## Given instruction
Can you print the data exactly and leave out each image?

[Charts and diagrams as code]
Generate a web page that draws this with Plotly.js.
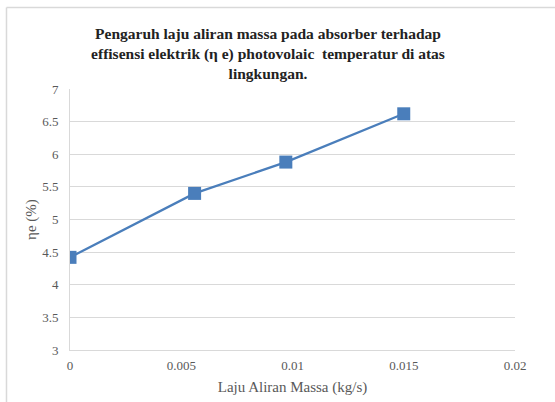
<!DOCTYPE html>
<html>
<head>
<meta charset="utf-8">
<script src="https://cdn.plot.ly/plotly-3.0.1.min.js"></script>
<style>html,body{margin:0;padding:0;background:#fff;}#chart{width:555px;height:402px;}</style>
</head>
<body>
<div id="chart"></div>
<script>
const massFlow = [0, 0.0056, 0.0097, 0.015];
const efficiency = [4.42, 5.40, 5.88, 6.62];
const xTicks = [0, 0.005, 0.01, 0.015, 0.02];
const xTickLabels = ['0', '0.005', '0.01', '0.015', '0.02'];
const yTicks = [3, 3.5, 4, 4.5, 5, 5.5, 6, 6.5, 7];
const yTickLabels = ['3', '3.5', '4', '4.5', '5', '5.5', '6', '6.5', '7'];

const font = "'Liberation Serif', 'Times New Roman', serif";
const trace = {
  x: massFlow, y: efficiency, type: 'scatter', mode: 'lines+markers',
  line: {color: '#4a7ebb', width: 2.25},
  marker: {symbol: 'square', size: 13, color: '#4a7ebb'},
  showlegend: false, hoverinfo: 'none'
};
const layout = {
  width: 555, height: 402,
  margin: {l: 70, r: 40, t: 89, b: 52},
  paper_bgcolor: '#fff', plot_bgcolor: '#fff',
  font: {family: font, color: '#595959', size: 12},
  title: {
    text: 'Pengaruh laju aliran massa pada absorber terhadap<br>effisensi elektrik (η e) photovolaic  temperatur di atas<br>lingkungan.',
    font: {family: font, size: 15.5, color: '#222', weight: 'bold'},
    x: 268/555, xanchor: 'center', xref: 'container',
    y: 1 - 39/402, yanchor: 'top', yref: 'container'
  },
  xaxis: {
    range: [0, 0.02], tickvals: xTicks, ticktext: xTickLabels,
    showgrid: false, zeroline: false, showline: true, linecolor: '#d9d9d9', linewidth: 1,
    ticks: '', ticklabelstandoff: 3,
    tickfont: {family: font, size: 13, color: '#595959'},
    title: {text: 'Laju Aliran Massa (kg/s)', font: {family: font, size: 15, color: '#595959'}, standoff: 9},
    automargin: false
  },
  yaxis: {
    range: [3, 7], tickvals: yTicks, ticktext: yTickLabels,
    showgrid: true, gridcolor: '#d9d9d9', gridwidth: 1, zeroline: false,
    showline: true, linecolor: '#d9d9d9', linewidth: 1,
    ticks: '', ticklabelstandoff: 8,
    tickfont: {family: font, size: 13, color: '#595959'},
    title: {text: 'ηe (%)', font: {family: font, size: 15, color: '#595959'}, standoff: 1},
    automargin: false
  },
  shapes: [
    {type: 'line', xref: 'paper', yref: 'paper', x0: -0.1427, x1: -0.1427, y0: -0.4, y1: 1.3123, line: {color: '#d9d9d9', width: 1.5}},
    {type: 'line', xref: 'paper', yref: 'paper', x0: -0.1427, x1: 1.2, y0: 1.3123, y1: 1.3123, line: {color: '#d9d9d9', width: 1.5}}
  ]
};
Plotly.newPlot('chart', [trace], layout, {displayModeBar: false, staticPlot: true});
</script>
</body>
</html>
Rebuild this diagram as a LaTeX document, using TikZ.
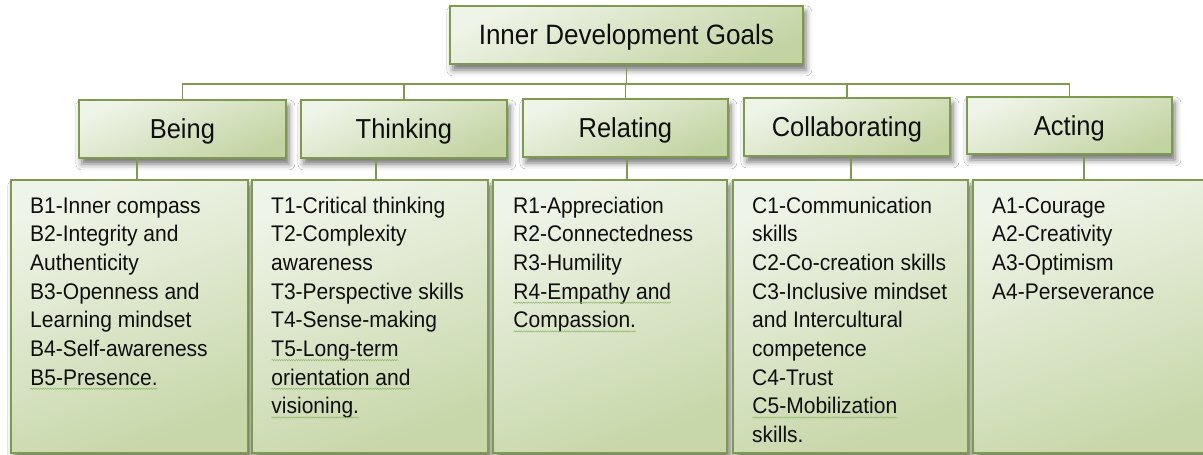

## Task output
Generate a web page that draws this with Plotly.js.
<!DOCTYPE html>
<html>
<head>
<meta charset="utf-8">
<script src="https://cdn.plot.ly/plotly-3.0.1.min.js"></script>
<style>html,body{margin:0;padding:0;background:#fff;}#chart{width:555px;height:402px;}</style>
</head>
<body>
<div id="chart"></div>
<script>
const massFlow = [0, 0.0056, 0.0097, 0.015];
const efficiency = [4.42, 5.40, 5.88, 6.62];
const xTicks = [0, 0.005, 0.01, 0.015, 0.02];
const xTickLabels = ['0', '0.005', '0.01', '0.015', '0.02'];
const yTicks = [3, 3.5, 4, 4.5, 5, 5.5, 6, 6.5, 7];
const yTickLabels = ['3', '3.5', '4', '4.5', '5', '5.5', '6', '6.5', '7'];

const font = "'Liberation Serif', 'Times New Roman', serif";
const trace = {
  x: massFlow, y: efficiency, type: 'scatter', mode: 'lines+markers',
  line: {color: '#4a7ebb', width: 2.25},
  marker: {symbol: 'square', size: 13, color: '#4a7ebb'},
  showlegend: false, hoverinfo: 'none'
};
const layout = {
  width: 555, height: 402,
  margin: {l: 70, r: 40, t: 89, b: 52},
  paper_bgcolor: '#fff', plot_bgcolor: '#fff',
  font: {family: font, color: '#595959', size: 12},
  title: {
    text: 'Pengaruh laju aliran massa pada absorber terhadap<br>effisensi elektrik (η e) photovolaic  temperatur di atas<br>lingkungan.',
    font: {family: font, size: 15.5, color: '#222', weight: 'bold'},
    x: 268/555, xanchor: 'center', xref: 'container',
    y: 1 - 39/402, yanchor: 'top', yref: 'container'
  },
  xaxis: {
    range: [0, 0.02], tickvals: xTicks, ticktext: xTickLabels,
    showgrid: false, zeroline: false, showline: true, linecolor: '#d9d9d9', linewidth: 1,
    ticks: '', ticklabelstandoff: 3,
    tickfont: {family: font, size: 13, color: '#595959'},
    title: {text: 'Laju Aliran Massa (kg/s)', font: {family: font, size: 15, color: '#595959'}, standoff: 9},
    automargin: false
  },
  yaxis: {
    range: [3, 7], tickvals: yTicks, ticktext: yTickLabels,
    showgrid: true, gridcolor: '#d9d9d9', gridwidth: 1, zeroline: false,
    showline: true, linecolor: '#d9d9d9', linewidth: 1,
    ticks: '', ticklabelstandoff: 8,
    tickfont: {family: font, size: 13, color: '#595959'},
    title: {text: 'ηe (%)', font: {family: font, size: 15, color: '#595959'}, standoff: 1},
    automargin: false
  },
  shapes: [
    {type: 'line', xref: 'paper', yref: 'paper', x0: -0.1427, x1: -0.1427, y0: -0.4, y1: 1.3123, line: {color: '#d9d9d9', width: 1.5}},
    {type: 'line', xref: 'paper', yref: 'paper', x0: -0.1427, x1: 1.2, y0: 1.3123, y1: 1.3123, line: {color: '#d9d9d9', width: 1.5}}
  ]
};
Plotly.newPlot('chart', [trace], layout, {displayModeBar: false, staticPlot: true});
</script>
</body>
</html>
Rebuild this diagram as a LaTeX document, using TikZ.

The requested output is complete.